J-1 students from Ireland will need to provide proof of a pre-arranged job in their visa application. This new policy will come into effect beginning in 2016.
According to Lauren Lovelace, the US embassy’s director of public diplomacy and public affairs, the decision would affect all other visa-waiver countries, including the UK, Germany, France, and the Czech Republic.
Irish officials believe that the number of participants in the program may drop as much as 60-80% from the 7,000 J-1 visas that the US issued this year. They have therefore been lobbying against the changes since they were first proposed, reports Carl O’Brien of the Irish Times. About 150,000 Irish students in total have traveled to the US on J-1 visas in the fifty years since the policy’s birth, and on average they have taken two weeks to land a job once they arrive in America.

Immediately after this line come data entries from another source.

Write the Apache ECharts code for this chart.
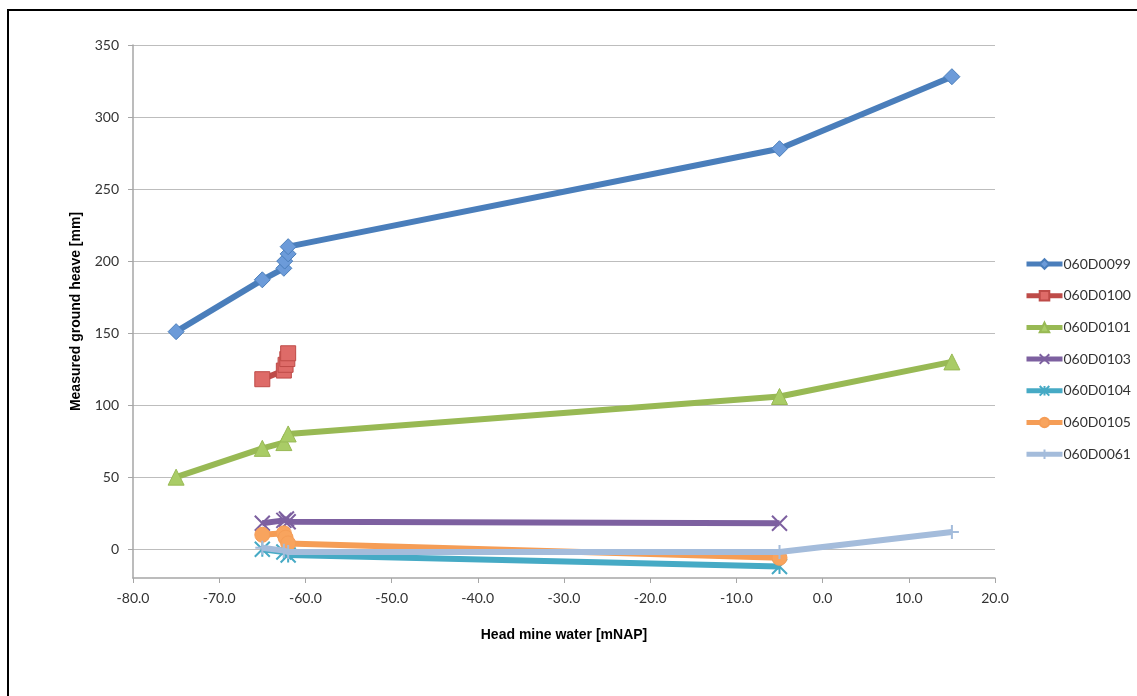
<!DOCTYPE html>
<html>
<head>
<meta charset="utf-8">
<script src="https://cdn.jsdelivr.net/npm/echarts@6/dist/echarts.min.js"></script>
<style>
html,body{margin:0;padding:0;background:#fff;}
#c{width:1137px;height:696px;}
</style>
</head>
<body>
<div id="c"></div>
<script>
// ---- data ----
const seriesNames = ['060D0099','060D0100','060D0101','060D0103','060D0104','060D0105','060D0061'];

const x0099 = [-75, -65, -62.5, -62.4, -62, -62, -5, 15];
const y0099 = [151, 187, 195, 200, 205, 210, 278, 328];

const x0100 = [-65, -62.5, -62.3, -62.1, -62];
const y0100 = [118, 124, 128, 132, 136];

const x0101 = [-75, -65, -62.5, -62, -5, 15];
const y0101 = [50, 70, 74, 80, 106, 130];

const x0103 = [-65, -62.5, -62.2, -62, -5];
const y0103 = [18, 20, 21, 19, 18];

const x0104 = [-65, -62.5, -62, -5];
const y0104 = [0, -2, -4, -12];

const x0105 = [-65, -62.5, -62.3, -62, -5];
const y0105 = [10, 11, 8, 4, -6];

const x0061 = [-65, -62.5, -62, -5, 15];
const y0061 = [1, -1, -2, -2, 12];

const xTicks = [-80, -70, -60, -50, -40, -30, -20, -10, 0, 10, 20];
const yTicks = [0, 50, 100, 150, 200, 250, 300, 350];

// ---- styling ----
const lineColors = ['#4A7EBB','#BE4B48','#98B954','#7D60A0','#46AAC5','#F59D56','#A4BCDB'];
const fillColors = ['#6C9BD9','#DE6B68','#A9CC66','#7D60A0','#46AAC5','#F8A45E','#A4BCDB'];
const symbols = [
  'diamond',
  'rect',
  'triangle',
  'path://M0,0L10,10M10,0L0,10',
  'path://M0,0L10,10M10,0L0,10M5,0L5,10',
  'circle',
  'path://M0,5L10,5M5,0L5,10'
];
const symbolSizes = [16, 15, 16, 15, 15, 15, 14];
const xs = [x0099, x0100, x0101, x0103, x0104, x0105, x0061];
const ys = [y0099, y0100, y0101, y0103, y0104, y0105, y0061];

const pathSymbol = s => s.indexOf('path://') === 0;

const series = seriesNames.map((name, i) => ({
  name: name,
  type: 'line',
  data: xs[i].map((x, k) => [x, ys[i][k]]),
  symbol: symbols[i],
  symbolSize: symbolSizes[i],
  showSymbol: true,
  animation: false,
  lineStyle: { color: lineColors[i], width: 6 },
  itemStyle: pathSymbol(symbols[i])
    ? { color: lineColors[i], borderColor: lineColors[i], borderWidth: 2 }
    : { color: fillColors[i], borderColor: lineColors[i], borderWidth: 1 },
  z: 3 + i
}));

const chart = echarts.init(document.getElementById('c'), null, { renderer: 'canvas' });
chart.setOption({
  backgroundColor: '#ffffff',
  animation: false,
  textStyle: { fontFamily: 'Lato' },
  grid: { left: 133, right: 142, top: 45, bottom: 118, containLabel: false },
  graphic: [{
    type: 'rect',
    shape: { x: 8, y: 10, width: 1140, height: 700 },
    style: { fill: 'none', stroke: '#000', lineWidth: 2 },
    silent: true,
    z: 100
  }],
  legend: {
    orient: 'vertical',
    left: 1019,
    top: 252,
    itemWidth: 36,
    itemHeight: 12,
    itemGap: 17.7,
    data: seriesNames,
    lineStyle: { width: 5 },
    textStyle: { fontFamily: 'Lato', fontSize: 14, color: '#333', padding: [0, 0, 0, -4] }
  },
  xAxis: {
    type: 'value',
    min: -80,
    max: 20,
    interval: 10,
    name: 'Head mine water [mNAP]',
    nameLocation: 'middle',
    nameGap: 50,
    nameTextStyle: { fontFamily: 'Liberation Sans', fontWeight: 'bold', fontSize: 14, color: '#000' },
    axisLine: { show: true, onZero: false, lineStyle: { color: '#A6A6A6', width: 1.5 } },
    axisTick: { show: true, inside: false, length: 5, lineStyle: { color: '#A6A6A6' } },
    axisLabel: {
      margin: 13,
      fontFamily: 'Lato', fontSize: 14, color: '#333',
      formatter: v => xTicks.indexOf(v) >= 0 ? v.toFixed(1) : ''
    },
    splitLine: { show: false }
  },
  yAxis: {
    type: 'value',
    min: -20,
    max: 350,
    interval: 10,
    name: 'Measured ground heave [mm]',
    nameLocation: 'middle',
    nameGap: 50,
    nameTextStyle: { fontFamily: 'Liberation Sans', fontWeight: 'bold', fontSize: 14, color: '#000' },
    axisLine: { show: true, onZero: false, lineStyle: { color: '#A6A6A6', width: 1.5 } },
    axisTick: { show: true, inside: false, length: 5, lineStyle: { color: '#A6A6A6' }, customValues: yTicks },
    axisLabel: {
      margin: 14,
      fontFamily: 'Lato', fontSize: 14, color: '#333',
      customValues: yTicks,
      formatter: v => (v % 50 === 0 && v >= 0) ? String(v) : ''
    },
    splitLine: { show: true, lineStyle: { color: '#BDBDBD', width: 1 } }
  },
  series: series
});
</script>
</body>
</html>
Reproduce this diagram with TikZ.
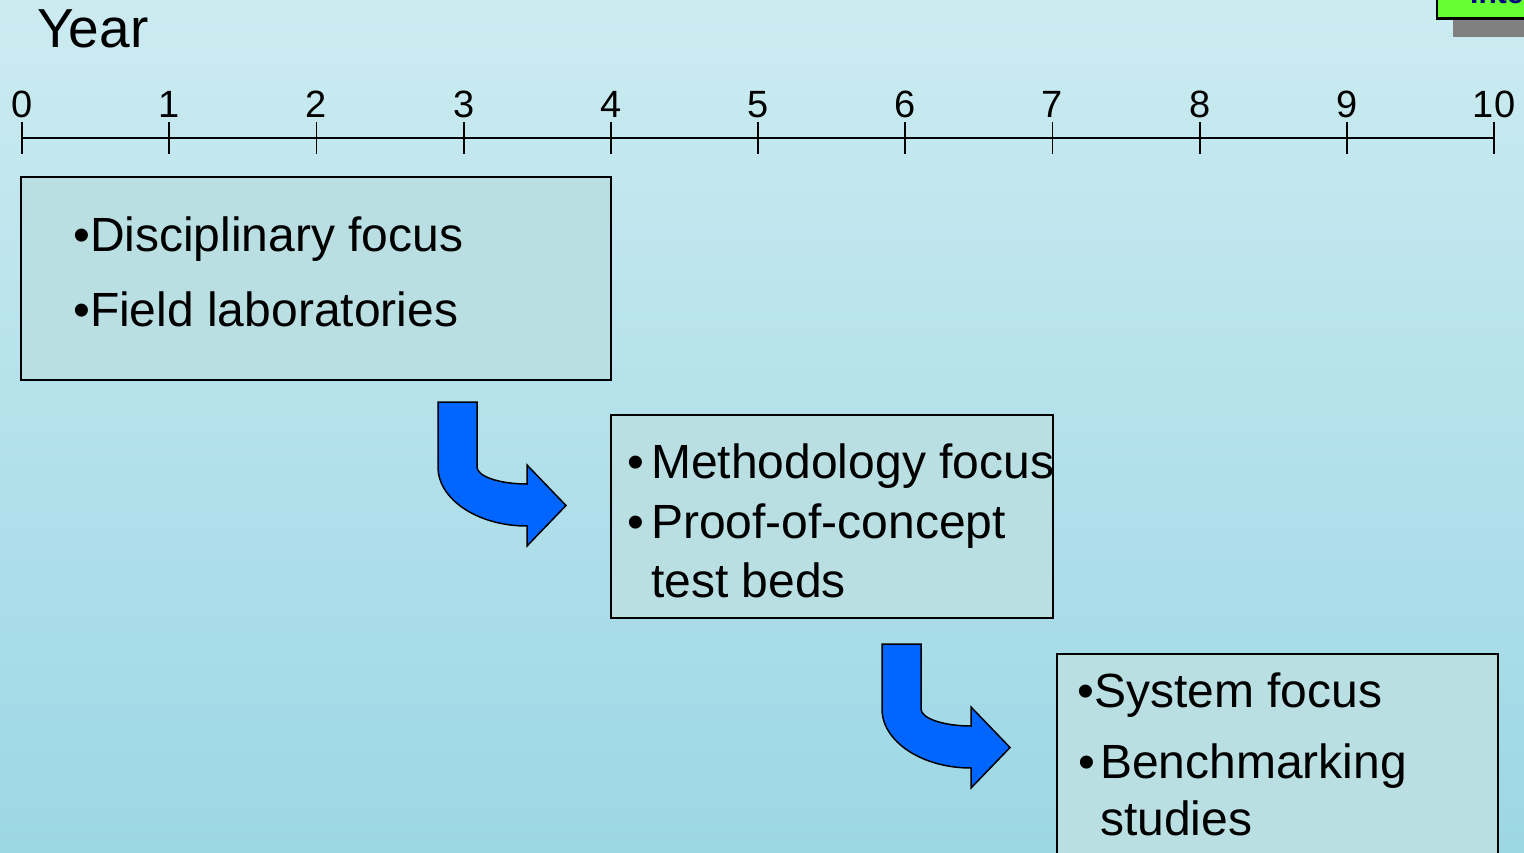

Minister for Foreign Affairs Charlie Flanagan said:
It was with some concern that I learned of the proposal to require applicants to arrange employment in advance of travel in order to obtain their J1 visas.
I raised the matter with very senior members of the US Administration during my visit to the US last month and I have in recent days also written to Secretary of State Kerry outlining my concerns.
According to the embassy, the new requirement will ensure “greater safety and security of participants, greater compliance, and a more rewarding cultural experience,” reports the BBC.
Lovelace stated that the change in policy had nothing to do with current events or the state of diplomacy between Ireland and the US. She notes that the policy changes reflect the standards of almost every other country in the world.
Supporters have also said that the new policy is fairer to students who don’t have the money to travel and then find work, reports Greg Harkin of the Independent.
Taoiseach Enda Kenny expressed worries that the paperwork would limit the number of granted visas, and that many students might instead use holiday visas to work illegally. He said:
I am not keen on a situation where there could be an abrupt ending to the J1 system as we know it, through the dramatic introduction of a requirement for pre-employment.
The decision was made by independent sponsoring agencies in the US who choose and sponsor J-1 students, but it was supported by the US state department. According to the Belfast Telegraph, these agencies include CIEE, which works with the travel agency USIT, and Interexchange, which is partnered with SAYIT. The goal was to improve compliance with visa regulations, among other ends.